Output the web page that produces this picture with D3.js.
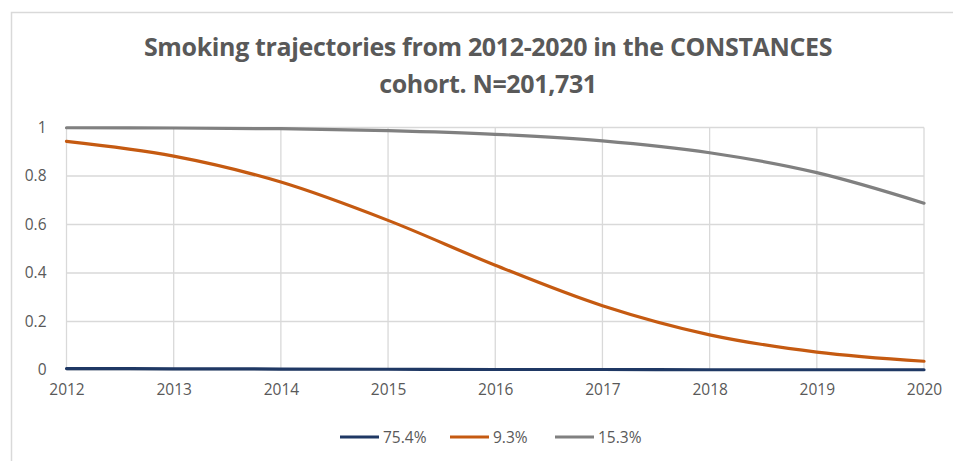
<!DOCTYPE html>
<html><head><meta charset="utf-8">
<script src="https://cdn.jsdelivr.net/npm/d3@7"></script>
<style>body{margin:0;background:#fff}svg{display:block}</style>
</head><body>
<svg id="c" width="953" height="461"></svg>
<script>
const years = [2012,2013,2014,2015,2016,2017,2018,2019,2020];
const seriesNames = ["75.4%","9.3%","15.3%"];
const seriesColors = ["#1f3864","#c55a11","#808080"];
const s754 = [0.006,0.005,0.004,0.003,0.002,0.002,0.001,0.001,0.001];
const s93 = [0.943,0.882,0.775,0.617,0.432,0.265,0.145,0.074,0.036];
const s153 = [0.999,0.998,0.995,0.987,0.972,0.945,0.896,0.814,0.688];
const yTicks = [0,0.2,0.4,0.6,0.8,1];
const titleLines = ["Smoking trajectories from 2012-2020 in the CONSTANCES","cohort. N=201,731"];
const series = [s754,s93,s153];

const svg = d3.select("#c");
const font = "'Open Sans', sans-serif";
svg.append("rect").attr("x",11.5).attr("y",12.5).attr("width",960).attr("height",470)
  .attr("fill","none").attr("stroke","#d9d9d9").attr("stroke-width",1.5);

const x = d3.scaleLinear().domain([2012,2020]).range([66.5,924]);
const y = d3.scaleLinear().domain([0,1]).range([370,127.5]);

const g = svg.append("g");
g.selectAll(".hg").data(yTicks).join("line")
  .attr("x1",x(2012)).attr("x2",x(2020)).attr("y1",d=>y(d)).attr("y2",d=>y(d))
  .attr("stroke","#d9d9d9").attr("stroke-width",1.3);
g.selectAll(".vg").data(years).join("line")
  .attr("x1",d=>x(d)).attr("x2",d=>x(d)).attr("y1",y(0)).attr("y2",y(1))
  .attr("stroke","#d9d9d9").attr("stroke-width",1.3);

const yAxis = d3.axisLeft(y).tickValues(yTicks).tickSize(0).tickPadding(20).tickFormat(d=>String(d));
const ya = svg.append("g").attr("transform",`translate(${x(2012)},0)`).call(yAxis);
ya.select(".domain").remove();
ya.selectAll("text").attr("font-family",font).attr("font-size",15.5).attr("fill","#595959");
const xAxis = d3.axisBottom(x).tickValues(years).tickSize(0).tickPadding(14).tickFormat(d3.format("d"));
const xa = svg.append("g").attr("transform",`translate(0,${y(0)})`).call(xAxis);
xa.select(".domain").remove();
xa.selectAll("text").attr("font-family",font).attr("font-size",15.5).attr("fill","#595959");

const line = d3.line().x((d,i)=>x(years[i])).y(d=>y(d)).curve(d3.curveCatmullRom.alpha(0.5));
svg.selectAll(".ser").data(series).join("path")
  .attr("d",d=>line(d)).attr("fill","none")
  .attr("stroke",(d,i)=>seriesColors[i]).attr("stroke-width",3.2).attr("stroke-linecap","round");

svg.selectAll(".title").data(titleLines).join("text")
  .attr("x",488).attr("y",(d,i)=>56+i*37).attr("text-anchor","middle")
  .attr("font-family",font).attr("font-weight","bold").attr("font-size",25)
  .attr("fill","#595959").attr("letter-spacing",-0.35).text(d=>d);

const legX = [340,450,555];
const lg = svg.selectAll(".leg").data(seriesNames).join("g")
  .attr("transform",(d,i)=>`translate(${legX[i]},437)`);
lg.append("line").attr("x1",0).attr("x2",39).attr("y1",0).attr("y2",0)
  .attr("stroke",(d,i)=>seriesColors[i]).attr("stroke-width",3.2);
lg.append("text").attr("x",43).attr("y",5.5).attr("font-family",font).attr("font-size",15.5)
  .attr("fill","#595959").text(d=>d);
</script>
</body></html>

- - - -

▶ **Job**: With the pictures left out, restate word for word every line of the data above, from the first down to the line that contains "const series = [s754,s93,s153];".

▶ **Reply to the exercise**:
Output the web page that produces this picture with D3.js.
<!DOCTYPE html>
<html><head><meta charset="utf-8">
<script src="https://cdn.jsdelivr.net/npm/d3@7"></script>
<style>body{margin:0;background:#fff}svg{display:block}</style>
</head><body>
<svg id="c" width="953" height="461"></svg>
<script>
const years = [2012,2013,2014,2015,2016,2017,2018,2019,2020];
const seriesNames = ["75.4%","9.3%","15.3%"];
const seriesColors = ["#1f3864","#c55a11","#808080"];
const s754 = [0.006,0.005,0.004,0.003,0.002,0.002,0.001,0.001,0.001];
const s93 = [0.943,0.882,0.775,0.617,0.432,0.265,0.145,0.074,0.036];
const s153 = [0.999,0.998,0.995,0.987,0.972,0.945,0.896,0.814,0.688];
const yTicks = [0,0.2,0.4,0.6,0.8,1];
const titleLines = ["Smoking trajectories from 2012-2020 in the CONSTANCES","cohort. N=201,731"];
const series = [s754,s93,s153];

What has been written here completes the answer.